### REQUIREMENT:
In the data below, locate the line containing "Write the TikZ code for this diagram." and the line containing "minimum height=123pt] (fear)", then retype both and everything between them exactly. Pictures are not part of the copy.
################
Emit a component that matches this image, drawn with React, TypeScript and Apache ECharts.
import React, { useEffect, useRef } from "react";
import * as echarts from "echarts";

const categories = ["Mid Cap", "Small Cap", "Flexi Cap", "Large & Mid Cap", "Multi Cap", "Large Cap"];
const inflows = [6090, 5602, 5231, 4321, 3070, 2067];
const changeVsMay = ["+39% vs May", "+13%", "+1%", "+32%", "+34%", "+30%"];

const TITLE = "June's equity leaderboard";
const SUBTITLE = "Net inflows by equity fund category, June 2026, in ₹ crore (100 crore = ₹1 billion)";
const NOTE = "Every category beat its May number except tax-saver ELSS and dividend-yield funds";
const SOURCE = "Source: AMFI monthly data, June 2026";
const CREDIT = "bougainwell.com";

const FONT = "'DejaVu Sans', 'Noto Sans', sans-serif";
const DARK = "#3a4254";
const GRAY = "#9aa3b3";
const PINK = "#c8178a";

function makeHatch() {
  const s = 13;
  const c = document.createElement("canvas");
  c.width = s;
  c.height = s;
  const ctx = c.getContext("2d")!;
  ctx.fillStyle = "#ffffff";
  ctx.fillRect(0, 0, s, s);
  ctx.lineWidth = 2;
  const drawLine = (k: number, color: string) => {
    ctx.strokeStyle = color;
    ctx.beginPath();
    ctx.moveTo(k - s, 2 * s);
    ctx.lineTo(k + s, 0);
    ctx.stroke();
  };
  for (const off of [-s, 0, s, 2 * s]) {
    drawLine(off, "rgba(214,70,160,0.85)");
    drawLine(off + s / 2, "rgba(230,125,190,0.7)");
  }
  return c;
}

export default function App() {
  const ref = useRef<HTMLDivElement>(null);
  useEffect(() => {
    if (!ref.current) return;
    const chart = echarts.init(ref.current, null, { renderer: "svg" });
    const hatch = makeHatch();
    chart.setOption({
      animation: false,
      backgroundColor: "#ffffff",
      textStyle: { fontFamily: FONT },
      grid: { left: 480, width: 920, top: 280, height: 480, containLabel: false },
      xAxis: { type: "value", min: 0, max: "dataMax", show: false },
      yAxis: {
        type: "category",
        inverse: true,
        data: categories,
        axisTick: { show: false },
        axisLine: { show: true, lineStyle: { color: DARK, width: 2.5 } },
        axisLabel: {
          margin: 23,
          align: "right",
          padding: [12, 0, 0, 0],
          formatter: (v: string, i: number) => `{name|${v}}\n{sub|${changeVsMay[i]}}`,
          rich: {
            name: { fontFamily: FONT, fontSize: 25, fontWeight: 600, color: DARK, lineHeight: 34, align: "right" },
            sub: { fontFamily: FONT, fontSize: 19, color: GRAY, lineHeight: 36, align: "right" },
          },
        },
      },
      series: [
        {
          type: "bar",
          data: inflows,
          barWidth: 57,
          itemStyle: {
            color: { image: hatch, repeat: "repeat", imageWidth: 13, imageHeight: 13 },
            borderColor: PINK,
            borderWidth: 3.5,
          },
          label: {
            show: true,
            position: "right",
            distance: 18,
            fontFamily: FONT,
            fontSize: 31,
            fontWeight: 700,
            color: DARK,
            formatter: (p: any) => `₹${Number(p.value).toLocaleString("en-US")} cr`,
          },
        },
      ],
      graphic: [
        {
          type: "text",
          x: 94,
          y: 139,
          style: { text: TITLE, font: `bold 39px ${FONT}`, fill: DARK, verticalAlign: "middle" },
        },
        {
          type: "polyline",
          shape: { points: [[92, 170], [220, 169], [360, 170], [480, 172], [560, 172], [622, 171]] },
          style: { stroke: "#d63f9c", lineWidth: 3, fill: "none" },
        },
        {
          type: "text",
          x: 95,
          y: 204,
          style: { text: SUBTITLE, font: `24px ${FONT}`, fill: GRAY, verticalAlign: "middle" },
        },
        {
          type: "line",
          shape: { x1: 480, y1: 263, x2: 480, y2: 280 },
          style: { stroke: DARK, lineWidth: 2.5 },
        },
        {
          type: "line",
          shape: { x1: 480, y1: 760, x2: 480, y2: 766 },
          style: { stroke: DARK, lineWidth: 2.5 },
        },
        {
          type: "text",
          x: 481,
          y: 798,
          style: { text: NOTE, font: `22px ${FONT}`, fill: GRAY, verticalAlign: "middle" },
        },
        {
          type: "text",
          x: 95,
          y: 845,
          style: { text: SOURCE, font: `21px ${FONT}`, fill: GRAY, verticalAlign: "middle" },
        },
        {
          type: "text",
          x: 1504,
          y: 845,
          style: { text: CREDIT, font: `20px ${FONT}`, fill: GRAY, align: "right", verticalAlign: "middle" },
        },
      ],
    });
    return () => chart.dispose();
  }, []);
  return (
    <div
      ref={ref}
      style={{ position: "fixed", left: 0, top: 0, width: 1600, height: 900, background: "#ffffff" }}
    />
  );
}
################
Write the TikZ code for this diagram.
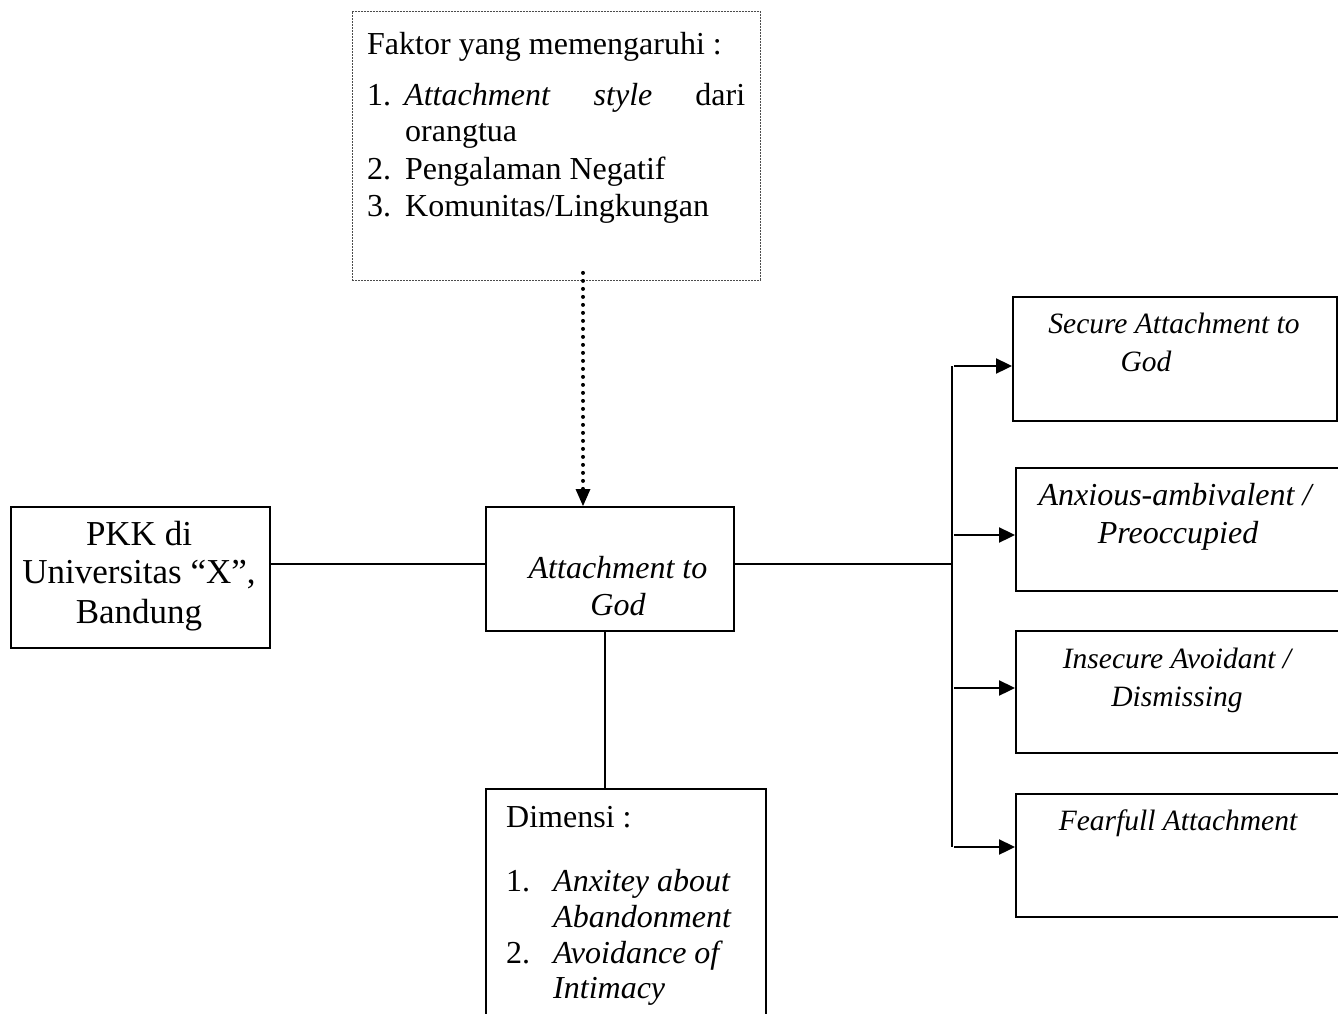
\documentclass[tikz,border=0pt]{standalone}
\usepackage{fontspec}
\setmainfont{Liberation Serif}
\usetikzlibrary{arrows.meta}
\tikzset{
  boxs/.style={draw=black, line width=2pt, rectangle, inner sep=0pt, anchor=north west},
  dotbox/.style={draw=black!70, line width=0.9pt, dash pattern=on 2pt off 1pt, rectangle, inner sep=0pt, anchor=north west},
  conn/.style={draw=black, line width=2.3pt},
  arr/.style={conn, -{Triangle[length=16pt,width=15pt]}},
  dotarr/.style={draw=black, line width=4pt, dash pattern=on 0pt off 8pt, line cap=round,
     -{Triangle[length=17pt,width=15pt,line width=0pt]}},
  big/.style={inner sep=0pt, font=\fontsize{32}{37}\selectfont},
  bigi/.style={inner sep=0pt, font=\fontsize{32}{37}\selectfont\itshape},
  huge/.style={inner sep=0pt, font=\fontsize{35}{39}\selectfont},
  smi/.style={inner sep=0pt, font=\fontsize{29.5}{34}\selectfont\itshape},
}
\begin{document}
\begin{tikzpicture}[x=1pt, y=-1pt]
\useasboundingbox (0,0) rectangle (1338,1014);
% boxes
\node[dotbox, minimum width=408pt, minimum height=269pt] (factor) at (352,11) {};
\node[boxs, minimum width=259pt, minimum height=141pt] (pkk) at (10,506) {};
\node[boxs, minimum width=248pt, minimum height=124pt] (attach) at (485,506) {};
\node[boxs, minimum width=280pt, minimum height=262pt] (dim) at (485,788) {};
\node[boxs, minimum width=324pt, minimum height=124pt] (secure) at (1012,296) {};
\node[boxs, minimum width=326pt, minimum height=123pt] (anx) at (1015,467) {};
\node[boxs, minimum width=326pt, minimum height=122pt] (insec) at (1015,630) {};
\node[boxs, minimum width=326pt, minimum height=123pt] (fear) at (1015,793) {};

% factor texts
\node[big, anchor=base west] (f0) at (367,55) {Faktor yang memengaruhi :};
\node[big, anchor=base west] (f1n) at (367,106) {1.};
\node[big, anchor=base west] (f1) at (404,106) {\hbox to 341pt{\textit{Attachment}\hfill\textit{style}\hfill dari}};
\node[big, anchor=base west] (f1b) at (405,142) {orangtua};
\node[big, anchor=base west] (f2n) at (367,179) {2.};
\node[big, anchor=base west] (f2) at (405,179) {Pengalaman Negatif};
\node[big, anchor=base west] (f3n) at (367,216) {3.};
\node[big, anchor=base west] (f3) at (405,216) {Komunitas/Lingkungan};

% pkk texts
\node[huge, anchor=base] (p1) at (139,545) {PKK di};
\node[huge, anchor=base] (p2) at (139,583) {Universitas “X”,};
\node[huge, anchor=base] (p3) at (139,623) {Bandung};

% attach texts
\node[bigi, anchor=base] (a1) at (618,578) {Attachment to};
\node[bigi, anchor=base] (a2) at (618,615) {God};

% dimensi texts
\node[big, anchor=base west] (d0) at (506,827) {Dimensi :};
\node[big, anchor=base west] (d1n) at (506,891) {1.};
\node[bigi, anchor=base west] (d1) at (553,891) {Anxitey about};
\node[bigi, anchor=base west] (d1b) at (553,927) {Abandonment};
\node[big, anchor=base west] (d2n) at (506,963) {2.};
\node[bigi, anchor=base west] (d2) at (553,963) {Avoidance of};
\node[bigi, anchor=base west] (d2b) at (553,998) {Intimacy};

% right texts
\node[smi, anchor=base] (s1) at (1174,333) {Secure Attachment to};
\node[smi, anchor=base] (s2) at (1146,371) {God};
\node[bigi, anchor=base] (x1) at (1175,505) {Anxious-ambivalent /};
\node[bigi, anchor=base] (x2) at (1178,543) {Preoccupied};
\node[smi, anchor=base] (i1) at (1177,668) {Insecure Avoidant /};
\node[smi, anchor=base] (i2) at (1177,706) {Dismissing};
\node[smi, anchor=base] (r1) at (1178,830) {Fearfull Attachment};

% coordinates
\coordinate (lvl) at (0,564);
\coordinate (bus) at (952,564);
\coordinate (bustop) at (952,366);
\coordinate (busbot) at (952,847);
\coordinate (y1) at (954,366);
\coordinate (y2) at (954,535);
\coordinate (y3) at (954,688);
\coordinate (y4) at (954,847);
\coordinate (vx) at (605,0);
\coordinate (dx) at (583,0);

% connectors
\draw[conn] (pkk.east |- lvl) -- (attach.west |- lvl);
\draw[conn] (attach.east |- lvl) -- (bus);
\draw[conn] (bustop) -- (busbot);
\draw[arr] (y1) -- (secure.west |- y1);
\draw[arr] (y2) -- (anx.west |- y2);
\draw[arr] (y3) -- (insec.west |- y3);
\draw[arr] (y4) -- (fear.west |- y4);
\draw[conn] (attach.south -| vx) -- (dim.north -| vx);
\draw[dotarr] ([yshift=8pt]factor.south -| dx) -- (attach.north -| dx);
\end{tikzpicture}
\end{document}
################
### EXERCISE ANSWER:
Write the TikZ code for this diagram.
\documentclass[tikz,border=0pt]{standalone}
\usepackage{fontspec}
\setmainfont{Liberation Serif}
\usetikzlibrary{arrows.meta}
\tikzset{
  boxs/.style={draw=black, line width=2pt, rectangle, inner sep=0pt, anchor=north west},
  dotbox/.style={draw=black!70, line width=0.9pt, dash pattern=on 2pt off 1pt, rectangle, inner sep=0pt, anchor=north west},
  conn/.style={draw=black, line width=2.3pt},
  arr/.style={conn, -{Triangle[length=16pt,width=15pt]}},
  dotarr/.style={draw=black, line width=4pt, dash pattern=on 0pt off 8pt, line cap=round,
     -{Triangle[length=17pt,width=15pt,line width=0pt]}},
  big/.style={inner sep=0pt, font=\fontsize{32}{37}\selectfont},
  bigi/.style={inner sep=0pt, font=\fontsize{32}{37}\selectfont\itshape},
  huge/.style={inner sep=0pt, font=\fontsize{35}{39}\selectfont},
  smi/.style={inner sep=0pt, font=\fontsize{29.5}{34}\selectfont\itshape},
}
\begin{document}
\begin{tikzpicture}[x=1pt, y=-1pt]
\useasboundingbox (0,0) rectangle (1338,1014);
% boxes
\node[dotbox, minimum width=408pt, minimum height=269pt] (factor) at (352,11) {};
\node[boxs, minimum width=259pt, minimum height=141pt] (pkk) at (10,506) {};
\node[boxs, minimum width=248pt, minimum height=124pt] (attach) at (485,506) {};
\node[boxs, minimum width=280pt, minimum height=262pt] (dim) at (485,788) {};
\node[boxs, minimum width=324pt, minimum height=124pt] (secure) at (1012,296) {};
\node[boxs, minimum width=326pt, minimum height=123pt] (anx) at (1015,467) {};
\node[boxs, minimum width=326pt, minimum height=122pt] (insec) at (1015,630) {};
\node[boxs, minimum width=326pt, minimum height=123pt] (fear) at (1015,793) {};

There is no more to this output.